As well as supporting its indigenous peoples and ‘colonos’ farmers, it is also home to an immense amount of plant and animal species, about 50 percent of which are unique in the world. The nine biomes that exist in the rest of Colombia live together here. In the Sierra Nevada, one finds coral reefs and mangroves swamps, deserts, dry woods, rain forest, Andean and sub-Andean forests, plains, high plains, and the snow-capped peaks of Colon, Bolivar and Reina. It was named a Human and Biosphere Reserve by UNESCO in 1986.

Politically and administratively speaking, the Sierra has been divided into three provinces, ten municipalities, two indigenous reserves, (Arhuaco and Kogi-Malayo), and two National Parks (Sierra Nevada and Tayrona).

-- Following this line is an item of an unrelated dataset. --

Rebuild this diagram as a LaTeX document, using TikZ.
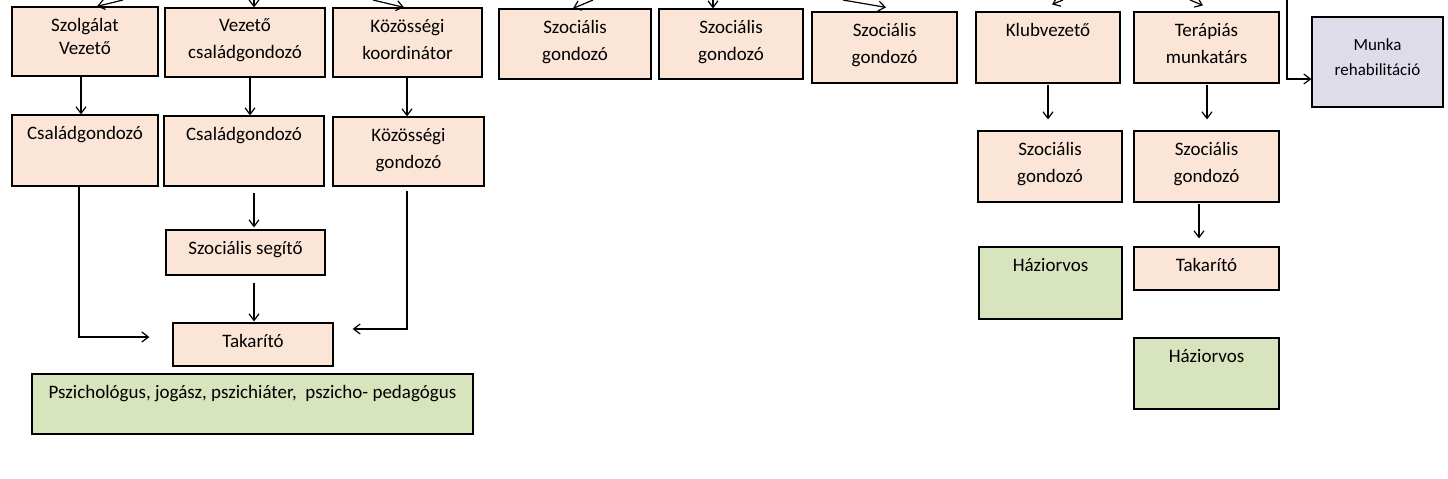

The Sierra is vital for the well-being of the whole area. Thousands of creeks, streams, and rivers flow from the peaks, through canyons and hills, forming 35 watersheds along the way. These in turn can be divided into three major areas: the Caribbean Sea, the Great Marshlands of Santa Marta, and the Cesar River. Approximately 20,000 indigenous people and 180,000 ‘colonos’ depend on this water, as well as the inhabitants of Santa Marta, Riohacha, Valledupar, and ten municipalities, with their respective villages, plus the watering canals of banana and cattle farms.

There are two main seasons; the ‘wet’ from April to early December, and the ‘dry’ from late December to March. The effect of the prevailing winds means that these seasons are more marked on the northern and western slopes of the mountain. Here, the rainfall is heavier and forest cover is more extensive.